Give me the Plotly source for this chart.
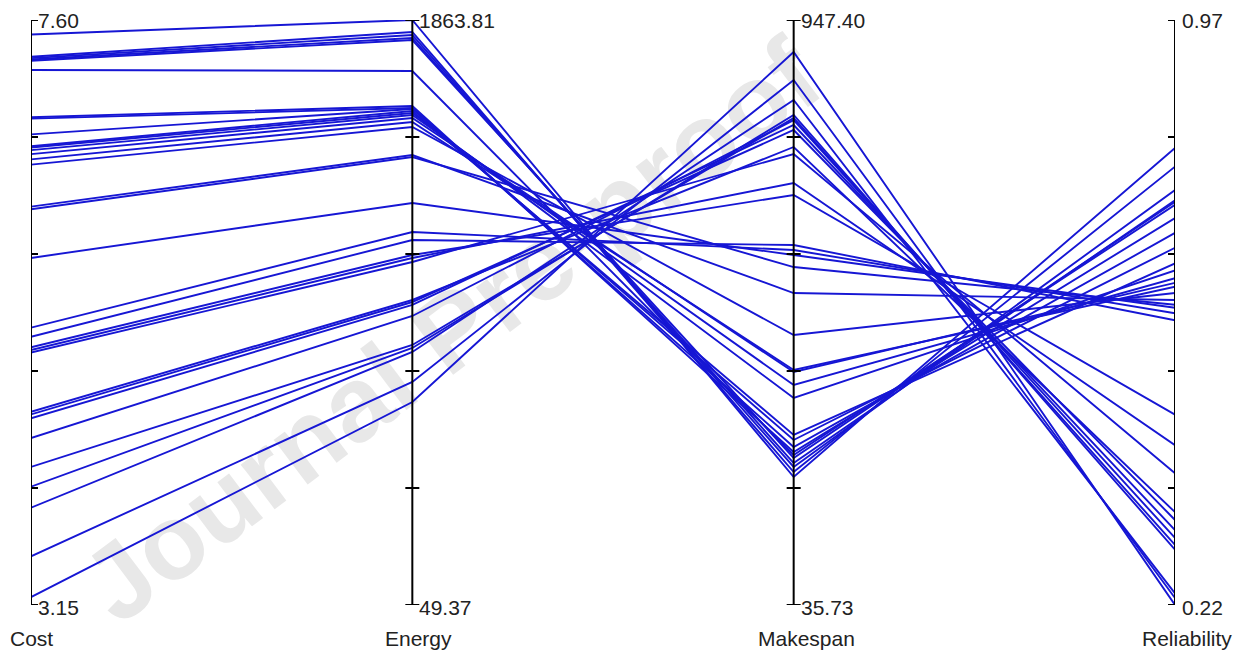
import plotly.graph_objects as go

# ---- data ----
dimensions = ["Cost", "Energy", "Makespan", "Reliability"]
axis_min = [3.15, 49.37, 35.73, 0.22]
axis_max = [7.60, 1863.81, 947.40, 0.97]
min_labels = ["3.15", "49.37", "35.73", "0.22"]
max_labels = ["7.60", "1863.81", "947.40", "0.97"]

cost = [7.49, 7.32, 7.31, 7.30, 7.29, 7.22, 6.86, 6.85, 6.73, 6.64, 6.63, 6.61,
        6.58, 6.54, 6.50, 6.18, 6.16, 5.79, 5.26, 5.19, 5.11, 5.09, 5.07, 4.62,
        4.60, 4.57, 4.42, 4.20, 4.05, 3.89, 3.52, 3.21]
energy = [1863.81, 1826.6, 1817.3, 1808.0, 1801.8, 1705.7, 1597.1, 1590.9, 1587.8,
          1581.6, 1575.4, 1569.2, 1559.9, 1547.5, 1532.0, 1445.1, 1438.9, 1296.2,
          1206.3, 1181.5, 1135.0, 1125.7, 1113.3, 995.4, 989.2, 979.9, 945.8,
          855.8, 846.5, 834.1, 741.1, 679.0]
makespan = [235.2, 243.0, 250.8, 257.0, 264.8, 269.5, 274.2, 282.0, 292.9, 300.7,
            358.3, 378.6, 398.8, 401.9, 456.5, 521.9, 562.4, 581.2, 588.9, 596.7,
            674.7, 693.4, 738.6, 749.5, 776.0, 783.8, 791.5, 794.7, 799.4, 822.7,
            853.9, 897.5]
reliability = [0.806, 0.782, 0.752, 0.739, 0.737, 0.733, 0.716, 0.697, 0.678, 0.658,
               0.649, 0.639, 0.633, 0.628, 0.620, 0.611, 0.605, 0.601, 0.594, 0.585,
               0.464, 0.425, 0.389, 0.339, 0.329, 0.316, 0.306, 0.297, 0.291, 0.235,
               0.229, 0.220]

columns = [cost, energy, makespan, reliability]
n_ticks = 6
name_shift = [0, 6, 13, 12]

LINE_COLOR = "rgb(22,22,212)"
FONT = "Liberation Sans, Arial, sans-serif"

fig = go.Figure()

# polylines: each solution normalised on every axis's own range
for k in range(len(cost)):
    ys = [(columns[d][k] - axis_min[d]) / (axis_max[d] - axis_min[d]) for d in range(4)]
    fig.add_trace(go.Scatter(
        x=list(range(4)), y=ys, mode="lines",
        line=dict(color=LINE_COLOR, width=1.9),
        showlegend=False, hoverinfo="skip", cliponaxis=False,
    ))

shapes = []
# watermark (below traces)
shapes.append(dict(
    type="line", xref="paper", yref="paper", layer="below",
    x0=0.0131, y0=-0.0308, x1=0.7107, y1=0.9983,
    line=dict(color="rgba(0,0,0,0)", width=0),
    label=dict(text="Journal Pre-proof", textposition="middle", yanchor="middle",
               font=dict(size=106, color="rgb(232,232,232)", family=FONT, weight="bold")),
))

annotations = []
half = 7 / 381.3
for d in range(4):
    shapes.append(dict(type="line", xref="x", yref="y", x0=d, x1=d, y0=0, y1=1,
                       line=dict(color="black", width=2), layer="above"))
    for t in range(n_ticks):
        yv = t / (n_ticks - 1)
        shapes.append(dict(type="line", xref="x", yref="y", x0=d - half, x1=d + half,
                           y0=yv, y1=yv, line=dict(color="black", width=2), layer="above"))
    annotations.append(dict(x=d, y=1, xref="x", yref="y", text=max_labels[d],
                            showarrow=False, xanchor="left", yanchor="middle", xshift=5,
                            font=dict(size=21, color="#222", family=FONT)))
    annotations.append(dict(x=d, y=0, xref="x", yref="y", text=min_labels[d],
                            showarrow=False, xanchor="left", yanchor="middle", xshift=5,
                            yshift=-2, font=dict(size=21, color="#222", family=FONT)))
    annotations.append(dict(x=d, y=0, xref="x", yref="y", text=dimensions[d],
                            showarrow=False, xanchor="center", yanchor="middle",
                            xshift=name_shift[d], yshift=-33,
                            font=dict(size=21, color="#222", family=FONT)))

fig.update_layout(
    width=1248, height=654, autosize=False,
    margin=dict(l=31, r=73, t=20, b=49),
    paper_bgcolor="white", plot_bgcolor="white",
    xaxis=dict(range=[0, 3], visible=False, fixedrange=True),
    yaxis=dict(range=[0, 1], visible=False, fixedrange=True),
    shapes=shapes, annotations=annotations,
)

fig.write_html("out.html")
--------------------------------
**What is expected:**
Write out again, exactly, the lines from the start of the listing up to the line containing "import plotly.graph_objects as go", with both ends and without pictures.

**Result for this task:**
Give me the Plotly source for this chart.
import plotly.graph_objects as go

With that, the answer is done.